Last week I heard that Nigeria plans to put someone in outer space (yes, outside the atmosphere of the earth) around 2030.
My first reaction was the usual Nigerian cynicism and incredulity. Has Arik air flown successfully from here to Dubai? You’re here talking about the moon. If any of my sci-fi movies have taught me anything, it is that the rope (tether) will surely cut in the middle of a space walk and if you are Nigerian that is how you will float until you reach the edge of the Milky Way. Floating people, floating nation.
The more serious question occurred to me when I realized that in general, the vast land space Nigeria has, we haven’t even explored and fully developed yet. We focus on cities (and not very well to begin with) and we forget our villages and suburbs. Why would everyone want to live in Lagos or Port Harcourt? I want to stay in a quiet place and come into town just for business or tourist type activities that I can participate in with my friends.
Somehow, we act like land is scarce in Nigeria, with plots selling for outrageous prices like we are in the United States of America, or Hong Kong even. A cursory trip around Port Harcourt to look at land available for sale revealed that many plots were available but only accessed by mountainous roads in territories flung together without planning. The prices I was hearing, I just kept a straight face. Why fight for land in just one place? When there are villages 10 km away with much better space? No, really, I want to stay in a village. I just need a good road to come to the city to work. You don’t understand, do you?

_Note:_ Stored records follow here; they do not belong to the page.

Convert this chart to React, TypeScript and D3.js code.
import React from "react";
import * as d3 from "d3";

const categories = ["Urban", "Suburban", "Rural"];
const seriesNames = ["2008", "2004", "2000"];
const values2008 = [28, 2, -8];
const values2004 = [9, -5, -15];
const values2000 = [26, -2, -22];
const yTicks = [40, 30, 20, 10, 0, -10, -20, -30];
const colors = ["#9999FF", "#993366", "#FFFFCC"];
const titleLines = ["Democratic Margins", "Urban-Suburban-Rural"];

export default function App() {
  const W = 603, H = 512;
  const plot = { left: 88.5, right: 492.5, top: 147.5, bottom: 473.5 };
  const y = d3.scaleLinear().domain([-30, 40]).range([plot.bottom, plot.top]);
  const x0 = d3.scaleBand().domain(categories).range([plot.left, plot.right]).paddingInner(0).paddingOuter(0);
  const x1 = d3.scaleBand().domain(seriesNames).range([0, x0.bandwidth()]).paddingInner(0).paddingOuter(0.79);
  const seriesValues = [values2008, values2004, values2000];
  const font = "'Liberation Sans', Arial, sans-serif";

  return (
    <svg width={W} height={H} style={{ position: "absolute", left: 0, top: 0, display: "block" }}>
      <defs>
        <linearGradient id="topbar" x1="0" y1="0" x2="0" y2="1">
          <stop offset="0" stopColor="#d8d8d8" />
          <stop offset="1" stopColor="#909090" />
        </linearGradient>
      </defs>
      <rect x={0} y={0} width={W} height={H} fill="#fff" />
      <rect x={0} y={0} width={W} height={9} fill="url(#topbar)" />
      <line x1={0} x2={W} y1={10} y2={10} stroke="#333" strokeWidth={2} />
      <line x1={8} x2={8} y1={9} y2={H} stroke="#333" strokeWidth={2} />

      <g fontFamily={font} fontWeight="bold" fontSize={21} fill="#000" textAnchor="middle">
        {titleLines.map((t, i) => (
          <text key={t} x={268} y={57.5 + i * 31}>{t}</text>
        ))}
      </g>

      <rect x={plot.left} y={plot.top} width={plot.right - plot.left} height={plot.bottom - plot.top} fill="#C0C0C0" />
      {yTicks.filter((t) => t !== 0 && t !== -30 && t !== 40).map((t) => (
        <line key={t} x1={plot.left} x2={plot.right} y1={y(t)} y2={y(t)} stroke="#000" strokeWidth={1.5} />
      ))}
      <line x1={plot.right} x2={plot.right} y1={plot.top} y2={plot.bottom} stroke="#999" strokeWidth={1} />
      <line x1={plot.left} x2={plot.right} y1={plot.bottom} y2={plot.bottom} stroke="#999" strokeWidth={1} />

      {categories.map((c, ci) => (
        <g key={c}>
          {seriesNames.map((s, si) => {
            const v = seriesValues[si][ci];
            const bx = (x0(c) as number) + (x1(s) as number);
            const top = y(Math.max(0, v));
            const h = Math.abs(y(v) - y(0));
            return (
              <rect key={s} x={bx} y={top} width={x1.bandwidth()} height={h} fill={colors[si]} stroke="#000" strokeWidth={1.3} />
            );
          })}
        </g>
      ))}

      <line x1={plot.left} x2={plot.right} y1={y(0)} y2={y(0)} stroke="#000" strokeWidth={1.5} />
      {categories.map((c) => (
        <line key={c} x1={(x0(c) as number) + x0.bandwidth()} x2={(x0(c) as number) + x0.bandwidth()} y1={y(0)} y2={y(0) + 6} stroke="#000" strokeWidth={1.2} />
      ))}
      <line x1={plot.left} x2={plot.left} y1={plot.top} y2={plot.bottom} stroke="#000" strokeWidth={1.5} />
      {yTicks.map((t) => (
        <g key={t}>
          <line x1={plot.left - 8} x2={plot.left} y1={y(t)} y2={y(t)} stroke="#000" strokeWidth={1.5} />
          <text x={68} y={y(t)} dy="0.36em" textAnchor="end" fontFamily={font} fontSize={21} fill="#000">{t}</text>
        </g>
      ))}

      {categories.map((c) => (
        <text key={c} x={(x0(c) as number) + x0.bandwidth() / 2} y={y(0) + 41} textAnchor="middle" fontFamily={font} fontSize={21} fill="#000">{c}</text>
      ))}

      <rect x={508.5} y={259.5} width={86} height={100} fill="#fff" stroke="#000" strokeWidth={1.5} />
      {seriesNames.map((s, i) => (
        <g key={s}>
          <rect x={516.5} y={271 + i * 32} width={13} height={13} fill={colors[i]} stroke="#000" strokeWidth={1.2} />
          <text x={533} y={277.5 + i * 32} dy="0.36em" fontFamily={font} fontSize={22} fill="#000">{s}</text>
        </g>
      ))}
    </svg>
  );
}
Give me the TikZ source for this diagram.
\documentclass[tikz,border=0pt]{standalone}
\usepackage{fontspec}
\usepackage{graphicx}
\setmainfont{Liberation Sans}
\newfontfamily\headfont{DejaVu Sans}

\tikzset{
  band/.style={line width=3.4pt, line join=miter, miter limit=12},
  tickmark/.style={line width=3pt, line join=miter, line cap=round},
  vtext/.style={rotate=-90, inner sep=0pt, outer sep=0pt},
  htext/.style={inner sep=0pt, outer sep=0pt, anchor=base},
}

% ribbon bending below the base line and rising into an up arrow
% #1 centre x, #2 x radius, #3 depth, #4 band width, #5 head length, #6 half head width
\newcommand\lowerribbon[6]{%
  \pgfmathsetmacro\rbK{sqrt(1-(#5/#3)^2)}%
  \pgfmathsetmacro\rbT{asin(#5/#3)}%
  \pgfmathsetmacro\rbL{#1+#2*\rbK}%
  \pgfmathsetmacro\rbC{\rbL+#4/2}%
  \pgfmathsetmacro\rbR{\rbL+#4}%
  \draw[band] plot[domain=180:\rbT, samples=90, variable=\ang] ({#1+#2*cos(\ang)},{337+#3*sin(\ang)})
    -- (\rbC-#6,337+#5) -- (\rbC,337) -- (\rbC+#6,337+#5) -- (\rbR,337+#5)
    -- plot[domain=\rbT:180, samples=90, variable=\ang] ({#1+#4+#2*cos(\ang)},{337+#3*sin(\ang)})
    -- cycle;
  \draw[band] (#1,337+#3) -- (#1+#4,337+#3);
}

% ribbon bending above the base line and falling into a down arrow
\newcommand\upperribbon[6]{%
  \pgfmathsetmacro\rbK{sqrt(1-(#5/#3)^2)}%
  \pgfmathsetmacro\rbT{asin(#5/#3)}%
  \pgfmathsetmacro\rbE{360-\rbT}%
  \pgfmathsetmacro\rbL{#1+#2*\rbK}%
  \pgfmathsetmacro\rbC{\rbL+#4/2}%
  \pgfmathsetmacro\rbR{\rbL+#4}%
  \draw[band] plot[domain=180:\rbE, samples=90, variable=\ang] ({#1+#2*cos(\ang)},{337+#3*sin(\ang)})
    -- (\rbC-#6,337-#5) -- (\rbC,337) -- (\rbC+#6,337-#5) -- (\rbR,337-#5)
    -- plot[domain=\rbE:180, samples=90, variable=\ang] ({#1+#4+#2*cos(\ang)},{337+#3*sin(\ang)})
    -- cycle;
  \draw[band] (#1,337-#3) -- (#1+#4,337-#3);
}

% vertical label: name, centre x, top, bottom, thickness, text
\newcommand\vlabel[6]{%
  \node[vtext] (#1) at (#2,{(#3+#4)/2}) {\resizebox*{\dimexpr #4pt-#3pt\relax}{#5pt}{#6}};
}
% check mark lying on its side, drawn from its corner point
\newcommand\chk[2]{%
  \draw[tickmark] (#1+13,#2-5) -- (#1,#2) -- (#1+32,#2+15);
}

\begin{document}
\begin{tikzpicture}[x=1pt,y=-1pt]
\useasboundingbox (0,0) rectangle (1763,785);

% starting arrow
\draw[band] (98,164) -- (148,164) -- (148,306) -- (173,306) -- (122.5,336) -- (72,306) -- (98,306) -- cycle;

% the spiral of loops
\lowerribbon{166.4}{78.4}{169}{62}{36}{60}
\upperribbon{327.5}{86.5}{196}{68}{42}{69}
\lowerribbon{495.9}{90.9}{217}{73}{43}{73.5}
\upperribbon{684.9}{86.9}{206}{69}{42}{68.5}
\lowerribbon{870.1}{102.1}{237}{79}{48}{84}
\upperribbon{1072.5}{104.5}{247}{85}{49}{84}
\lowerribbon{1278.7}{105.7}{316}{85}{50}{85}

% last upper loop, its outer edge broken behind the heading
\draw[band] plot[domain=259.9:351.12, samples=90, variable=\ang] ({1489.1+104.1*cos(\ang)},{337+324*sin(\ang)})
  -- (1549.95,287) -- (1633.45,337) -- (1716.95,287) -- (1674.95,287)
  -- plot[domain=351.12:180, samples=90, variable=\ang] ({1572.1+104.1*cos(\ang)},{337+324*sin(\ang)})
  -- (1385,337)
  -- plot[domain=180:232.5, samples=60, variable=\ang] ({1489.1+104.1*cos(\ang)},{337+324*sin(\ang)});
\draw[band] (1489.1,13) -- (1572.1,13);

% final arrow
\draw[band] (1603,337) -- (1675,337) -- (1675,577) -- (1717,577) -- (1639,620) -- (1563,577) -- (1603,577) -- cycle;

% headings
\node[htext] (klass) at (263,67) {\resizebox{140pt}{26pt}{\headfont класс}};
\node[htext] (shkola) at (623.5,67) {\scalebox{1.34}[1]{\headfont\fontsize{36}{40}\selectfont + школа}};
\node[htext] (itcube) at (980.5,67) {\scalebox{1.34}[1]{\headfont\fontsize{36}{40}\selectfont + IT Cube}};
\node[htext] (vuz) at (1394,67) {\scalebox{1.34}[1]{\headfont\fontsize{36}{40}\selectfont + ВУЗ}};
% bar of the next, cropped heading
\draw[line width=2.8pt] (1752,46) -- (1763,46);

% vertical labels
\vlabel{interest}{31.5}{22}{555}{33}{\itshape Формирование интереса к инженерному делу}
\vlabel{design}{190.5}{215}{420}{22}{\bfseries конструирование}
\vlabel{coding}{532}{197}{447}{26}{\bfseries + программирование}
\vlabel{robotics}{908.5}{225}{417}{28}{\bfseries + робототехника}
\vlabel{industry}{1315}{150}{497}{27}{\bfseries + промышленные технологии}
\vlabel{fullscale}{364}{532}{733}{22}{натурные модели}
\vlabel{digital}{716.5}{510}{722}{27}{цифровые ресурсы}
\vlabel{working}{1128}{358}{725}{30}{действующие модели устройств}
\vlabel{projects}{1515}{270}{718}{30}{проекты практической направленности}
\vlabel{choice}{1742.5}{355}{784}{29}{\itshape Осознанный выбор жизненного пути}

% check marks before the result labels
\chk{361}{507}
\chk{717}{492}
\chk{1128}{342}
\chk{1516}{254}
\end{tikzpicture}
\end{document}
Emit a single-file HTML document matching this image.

There’s a theory I read that the Europeans who came to Africa came with their ideas of crowded cities and resource scarcity and passed that mentality to us along with the concept of the rat race and the clock chase. I would argue with that but it does feel like Africa was a lot more relaxed and spacious living when we were just rural. Now we are cities, all grown up, modern, attention deficit, impatient, hustling and crowded.
The crowding continues on the bus when you sit down and the bold guy beside you is spreading his legs like the wings of a falcon. Or when you sit on a plane for a one hour flight and the arm rest is not enough for the podgy elbows of your seatmate. Oga, do your elbows need to be on my breasts before you accept that your flight ticket money has been fully utilized? What happened to minding your lane, to staying on the left or right of the road so I can overtake on the other side and be on my way? Why would you just slam your taxi brakes and throw open your doors to discharge and accept passengers without bothering to park? Trafficator? What is that to a road god like you? What do our feelings matter as you swerve madly from one lane to the next, treating U turns like hostage situations, T junctions like Truth or Dare, roundabouts like a game of spin the bottle?
We have personal space too, you know? Even in our thoughts we have personal space. Here I am, feeling this suitor out and trying to decide if he’s trying to make a trophy wife out of me and you come along with your questions about “how far with your wedding plans?” I don’t know you like that. “When are you giving birth to your baby girl? Is it only boys you want to have?” See me see wahala. I don’t need that kind of pressure. God will give me a job, a partner, a child (of whatever sex), a car, a house, a partner for my child, grandchildren, nieces and nephews, all in answer to prayers and without your breathing down my neck accomplishing one less second of waiting ma.
Can I breathe? Can I have some space? How about your life and your lane? How’s it going? Are you fully occupied chasing your dreams? Oh jolly good chase yours and let me chase mine. Unless I let you in, please don’t come in. Knock before you enter even if the door is not locked. It’s just …. polite.
I hope to meet the first Nigerian in space one day. I hope to meet him and congratulate him and ask him how it felt to finally escape the choking fight for space that is living in urban Nigeria.